Given exercise :: Write out every line below that includes the word "page".

Source material ::

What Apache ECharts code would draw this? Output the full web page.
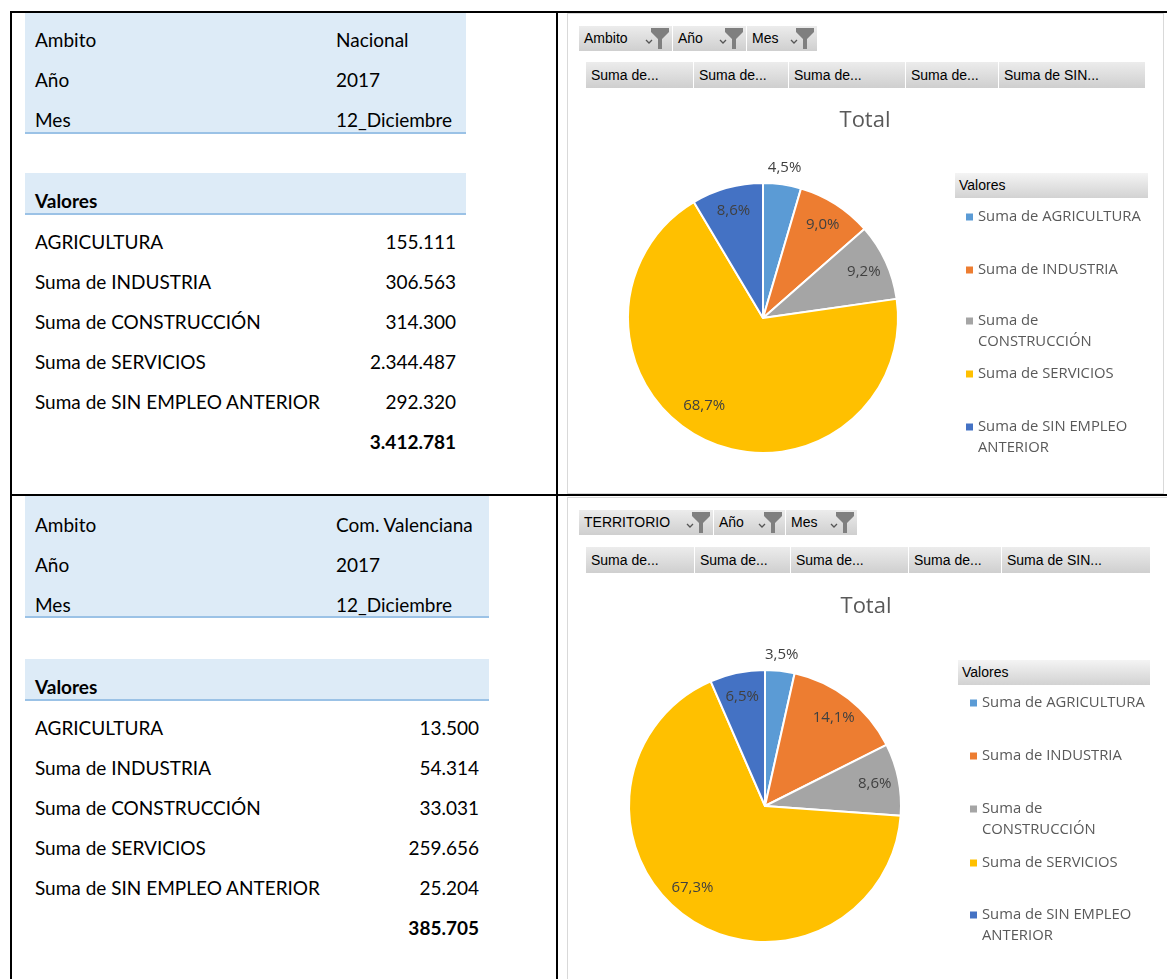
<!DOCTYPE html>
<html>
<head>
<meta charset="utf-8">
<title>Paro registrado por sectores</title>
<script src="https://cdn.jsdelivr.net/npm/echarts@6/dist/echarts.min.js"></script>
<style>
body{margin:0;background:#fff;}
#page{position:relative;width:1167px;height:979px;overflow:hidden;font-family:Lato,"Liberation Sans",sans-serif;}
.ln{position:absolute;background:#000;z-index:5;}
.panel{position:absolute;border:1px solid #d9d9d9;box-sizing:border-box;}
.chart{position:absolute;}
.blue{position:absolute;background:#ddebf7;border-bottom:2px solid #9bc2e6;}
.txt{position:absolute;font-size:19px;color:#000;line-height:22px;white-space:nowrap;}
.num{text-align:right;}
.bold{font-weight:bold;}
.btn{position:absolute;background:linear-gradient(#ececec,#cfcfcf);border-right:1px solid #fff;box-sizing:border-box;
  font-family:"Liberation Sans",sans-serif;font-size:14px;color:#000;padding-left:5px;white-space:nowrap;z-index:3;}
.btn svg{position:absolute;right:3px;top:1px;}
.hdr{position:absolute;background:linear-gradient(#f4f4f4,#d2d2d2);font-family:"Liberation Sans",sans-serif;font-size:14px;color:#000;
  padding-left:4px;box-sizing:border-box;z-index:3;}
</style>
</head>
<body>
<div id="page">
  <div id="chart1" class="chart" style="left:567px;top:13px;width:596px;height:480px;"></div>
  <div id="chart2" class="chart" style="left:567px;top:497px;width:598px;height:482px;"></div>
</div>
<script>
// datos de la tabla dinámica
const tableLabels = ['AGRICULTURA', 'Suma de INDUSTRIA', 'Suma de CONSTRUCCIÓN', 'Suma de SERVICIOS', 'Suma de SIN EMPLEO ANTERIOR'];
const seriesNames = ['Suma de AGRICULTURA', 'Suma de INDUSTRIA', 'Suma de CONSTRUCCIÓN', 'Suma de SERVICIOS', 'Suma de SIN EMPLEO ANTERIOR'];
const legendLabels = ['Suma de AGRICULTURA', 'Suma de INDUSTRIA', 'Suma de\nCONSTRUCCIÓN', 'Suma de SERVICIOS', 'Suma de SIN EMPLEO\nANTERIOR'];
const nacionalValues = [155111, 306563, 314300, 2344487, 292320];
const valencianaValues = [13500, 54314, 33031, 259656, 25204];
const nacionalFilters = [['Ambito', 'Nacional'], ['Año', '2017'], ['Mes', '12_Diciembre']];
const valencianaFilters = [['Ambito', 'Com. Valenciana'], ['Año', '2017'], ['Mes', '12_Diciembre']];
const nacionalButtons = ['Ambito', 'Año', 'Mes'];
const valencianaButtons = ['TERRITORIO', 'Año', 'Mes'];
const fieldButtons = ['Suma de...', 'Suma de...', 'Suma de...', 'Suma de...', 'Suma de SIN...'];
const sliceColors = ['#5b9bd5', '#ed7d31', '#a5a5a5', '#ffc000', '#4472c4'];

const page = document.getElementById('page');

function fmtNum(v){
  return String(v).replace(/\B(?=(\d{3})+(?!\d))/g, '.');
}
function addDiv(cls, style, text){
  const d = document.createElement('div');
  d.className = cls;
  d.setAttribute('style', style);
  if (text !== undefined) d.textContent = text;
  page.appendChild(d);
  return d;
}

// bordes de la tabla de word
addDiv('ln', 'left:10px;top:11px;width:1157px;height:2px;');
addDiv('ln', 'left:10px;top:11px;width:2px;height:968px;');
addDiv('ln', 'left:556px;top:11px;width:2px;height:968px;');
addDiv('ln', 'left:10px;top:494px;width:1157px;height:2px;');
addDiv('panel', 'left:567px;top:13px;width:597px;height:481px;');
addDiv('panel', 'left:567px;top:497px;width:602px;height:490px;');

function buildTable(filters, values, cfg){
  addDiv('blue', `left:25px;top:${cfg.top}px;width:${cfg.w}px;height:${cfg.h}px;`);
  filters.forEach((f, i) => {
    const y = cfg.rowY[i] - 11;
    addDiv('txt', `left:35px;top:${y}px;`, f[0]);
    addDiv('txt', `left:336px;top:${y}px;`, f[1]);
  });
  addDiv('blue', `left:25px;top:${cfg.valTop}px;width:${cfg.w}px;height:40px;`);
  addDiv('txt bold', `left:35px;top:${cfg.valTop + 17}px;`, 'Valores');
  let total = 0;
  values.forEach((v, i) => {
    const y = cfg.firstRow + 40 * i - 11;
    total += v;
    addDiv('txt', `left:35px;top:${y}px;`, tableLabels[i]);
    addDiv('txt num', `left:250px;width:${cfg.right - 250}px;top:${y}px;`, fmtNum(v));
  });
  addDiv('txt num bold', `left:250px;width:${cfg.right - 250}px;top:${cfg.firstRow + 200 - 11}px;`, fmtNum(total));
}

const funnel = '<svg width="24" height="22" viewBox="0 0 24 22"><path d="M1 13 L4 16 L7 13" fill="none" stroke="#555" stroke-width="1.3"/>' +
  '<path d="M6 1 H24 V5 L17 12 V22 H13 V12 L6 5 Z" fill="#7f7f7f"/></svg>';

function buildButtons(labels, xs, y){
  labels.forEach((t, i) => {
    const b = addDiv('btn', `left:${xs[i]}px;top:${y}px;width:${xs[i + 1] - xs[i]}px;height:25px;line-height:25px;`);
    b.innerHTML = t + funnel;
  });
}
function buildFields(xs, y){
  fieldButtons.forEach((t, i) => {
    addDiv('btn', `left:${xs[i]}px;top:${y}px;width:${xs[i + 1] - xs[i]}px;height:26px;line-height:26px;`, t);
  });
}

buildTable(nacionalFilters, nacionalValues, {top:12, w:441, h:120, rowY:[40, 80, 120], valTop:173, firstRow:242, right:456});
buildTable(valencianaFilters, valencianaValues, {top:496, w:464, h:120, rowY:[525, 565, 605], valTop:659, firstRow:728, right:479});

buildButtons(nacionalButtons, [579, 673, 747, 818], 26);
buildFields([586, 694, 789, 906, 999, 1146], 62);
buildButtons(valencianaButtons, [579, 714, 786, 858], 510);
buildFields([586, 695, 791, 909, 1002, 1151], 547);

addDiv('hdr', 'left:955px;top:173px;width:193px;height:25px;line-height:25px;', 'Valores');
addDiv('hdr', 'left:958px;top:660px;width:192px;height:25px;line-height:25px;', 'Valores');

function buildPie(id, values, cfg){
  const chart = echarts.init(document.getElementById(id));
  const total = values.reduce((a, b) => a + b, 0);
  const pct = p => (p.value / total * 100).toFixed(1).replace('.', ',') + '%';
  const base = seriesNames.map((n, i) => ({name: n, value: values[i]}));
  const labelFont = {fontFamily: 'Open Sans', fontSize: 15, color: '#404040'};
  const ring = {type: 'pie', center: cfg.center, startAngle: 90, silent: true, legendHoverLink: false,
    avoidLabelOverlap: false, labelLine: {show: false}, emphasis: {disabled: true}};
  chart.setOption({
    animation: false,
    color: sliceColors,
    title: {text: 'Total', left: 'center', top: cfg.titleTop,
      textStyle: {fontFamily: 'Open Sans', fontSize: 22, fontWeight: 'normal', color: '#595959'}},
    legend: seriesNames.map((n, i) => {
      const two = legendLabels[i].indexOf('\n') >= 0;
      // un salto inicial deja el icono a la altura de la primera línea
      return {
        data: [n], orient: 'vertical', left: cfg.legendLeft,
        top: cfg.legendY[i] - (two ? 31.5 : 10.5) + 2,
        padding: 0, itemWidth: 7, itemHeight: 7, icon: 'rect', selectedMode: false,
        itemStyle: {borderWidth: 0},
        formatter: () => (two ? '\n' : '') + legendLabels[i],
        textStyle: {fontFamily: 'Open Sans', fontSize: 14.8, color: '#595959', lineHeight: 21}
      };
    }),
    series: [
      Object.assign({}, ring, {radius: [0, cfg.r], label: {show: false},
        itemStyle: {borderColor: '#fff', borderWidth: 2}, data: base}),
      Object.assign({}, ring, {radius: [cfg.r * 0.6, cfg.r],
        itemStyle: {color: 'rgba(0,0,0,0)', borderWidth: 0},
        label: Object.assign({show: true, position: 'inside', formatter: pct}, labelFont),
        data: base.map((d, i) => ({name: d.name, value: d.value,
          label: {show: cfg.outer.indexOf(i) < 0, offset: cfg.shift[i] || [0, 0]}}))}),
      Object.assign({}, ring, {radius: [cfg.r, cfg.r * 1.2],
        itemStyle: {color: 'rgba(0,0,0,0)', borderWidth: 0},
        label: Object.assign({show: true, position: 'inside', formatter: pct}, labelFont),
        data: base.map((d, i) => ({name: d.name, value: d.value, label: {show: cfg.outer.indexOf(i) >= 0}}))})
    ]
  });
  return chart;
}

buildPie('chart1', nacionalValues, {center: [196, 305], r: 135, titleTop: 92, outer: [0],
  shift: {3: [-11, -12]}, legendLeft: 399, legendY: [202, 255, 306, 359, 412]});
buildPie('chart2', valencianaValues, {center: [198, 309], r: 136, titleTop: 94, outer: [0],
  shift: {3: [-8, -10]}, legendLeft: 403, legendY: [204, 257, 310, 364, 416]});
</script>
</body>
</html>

Worked answer ::
What Apache ECharts code would draw this? Output the full web page.
#page{position:relative;width:1167px;height:979px;overflow:hidden;font-family:Lato,"Liberation Sans",sans-serif;}
<div id="page">
const page = document.getElementById('page');
  page.appendChild(d);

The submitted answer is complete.